• [TASK TO COMPLETE]
Among the lines of this listing, determine how many contain the string "matplotlib". Answer with the number only.

• [RECORDED INFORMATION]
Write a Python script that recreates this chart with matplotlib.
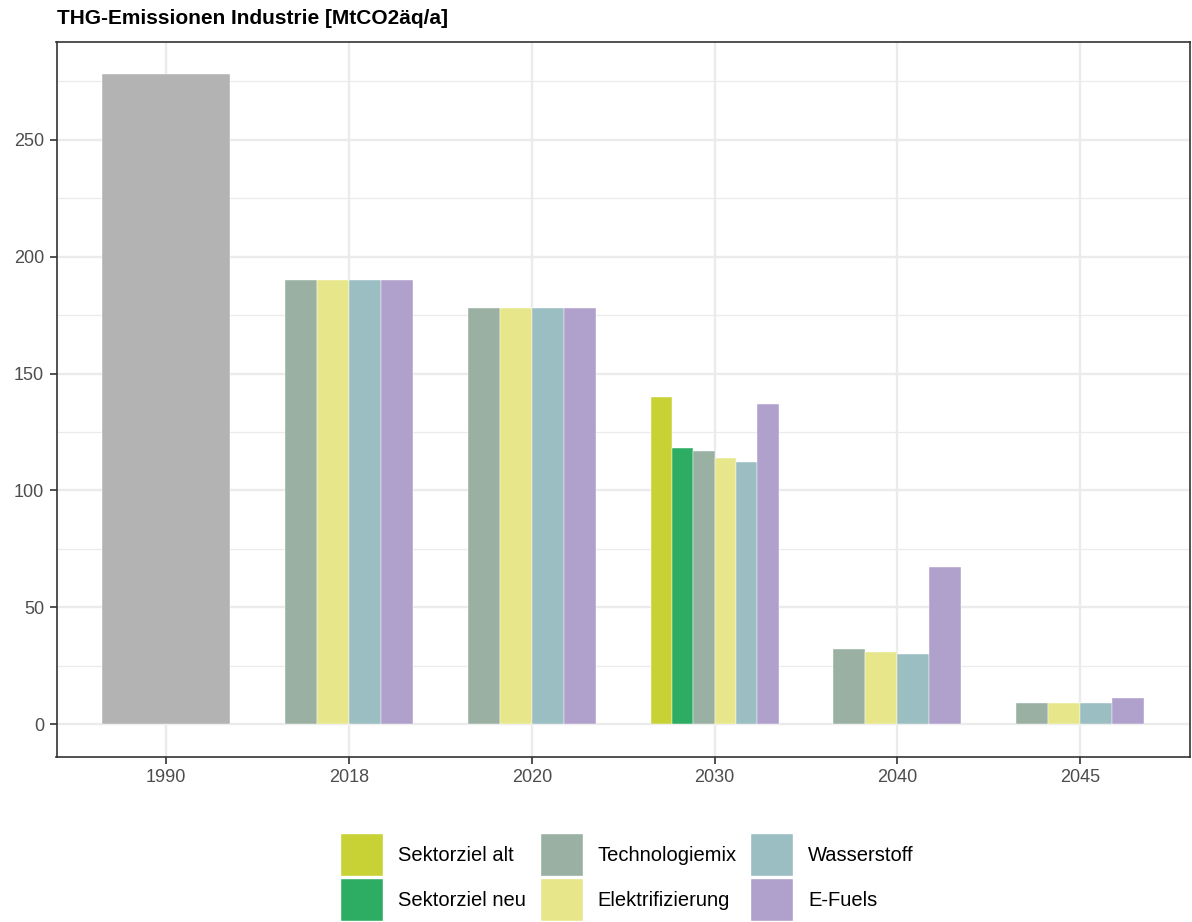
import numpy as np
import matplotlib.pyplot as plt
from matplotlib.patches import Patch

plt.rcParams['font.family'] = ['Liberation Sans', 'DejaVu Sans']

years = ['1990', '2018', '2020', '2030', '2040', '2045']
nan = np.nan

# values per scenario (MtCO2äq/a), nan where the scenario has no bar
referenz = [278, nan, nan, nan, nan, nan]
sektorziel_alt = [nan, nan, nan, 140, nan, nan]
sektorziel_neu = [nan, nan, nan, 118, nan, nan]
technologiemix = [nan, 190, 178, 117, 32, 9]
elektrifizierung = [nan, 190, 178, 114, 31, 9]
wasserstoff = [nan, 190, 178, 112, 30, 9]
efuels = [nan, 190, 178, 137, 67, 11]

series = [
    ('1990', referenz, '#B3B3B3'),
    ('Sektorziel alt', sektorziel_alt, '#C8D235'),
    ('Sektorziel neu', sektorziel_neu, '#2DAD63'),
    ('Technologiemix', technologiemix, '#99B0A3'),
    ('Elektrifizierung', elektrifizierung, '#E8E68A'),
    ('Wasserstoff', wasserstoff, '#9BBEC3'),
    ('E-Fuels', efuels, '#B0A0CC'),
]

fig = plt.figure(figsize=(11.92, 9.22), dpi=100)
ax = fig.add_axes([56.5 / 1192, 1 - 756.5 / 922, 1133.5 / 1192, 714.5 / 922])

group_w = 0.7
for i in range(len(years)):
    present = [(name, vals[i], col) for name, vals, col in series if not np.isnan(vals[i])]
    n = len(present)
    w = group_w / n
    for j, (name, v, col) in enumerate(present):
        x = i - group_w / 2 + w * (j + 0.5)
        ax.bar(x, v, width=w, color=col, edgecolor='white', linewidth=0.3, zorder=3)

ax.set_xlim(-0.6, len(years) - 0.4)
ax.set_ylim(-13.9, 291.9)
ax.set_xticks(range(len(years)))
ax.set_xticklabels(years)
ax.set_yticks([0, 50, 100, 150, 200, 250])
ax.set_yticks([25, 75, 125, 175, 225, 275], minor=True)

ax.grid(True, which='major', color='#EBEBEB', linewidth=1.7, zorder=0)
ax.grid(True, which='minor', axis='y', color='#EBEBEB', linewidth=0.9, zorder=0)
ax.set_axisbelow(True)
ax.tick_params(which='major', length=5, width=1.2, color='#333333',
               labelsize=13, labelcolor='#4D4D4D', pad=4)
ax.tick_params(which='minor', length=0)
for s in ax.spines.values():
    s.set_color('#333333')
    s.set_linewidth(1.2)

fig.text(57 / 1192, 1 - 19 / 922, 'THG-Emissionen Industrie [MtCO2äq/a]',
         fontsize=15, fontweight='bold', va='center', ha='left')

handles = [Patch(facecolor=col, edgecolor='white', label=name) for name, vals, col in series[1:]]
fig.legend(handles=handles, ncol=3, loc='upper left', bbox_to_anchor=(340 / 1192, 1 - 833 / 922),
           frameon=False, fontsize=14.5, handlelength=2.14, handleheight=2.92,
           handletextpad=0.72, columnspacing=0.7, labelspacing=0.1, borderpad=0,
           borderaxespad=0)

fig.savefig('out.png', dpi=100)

• [EXERCISE OUTPUT]
3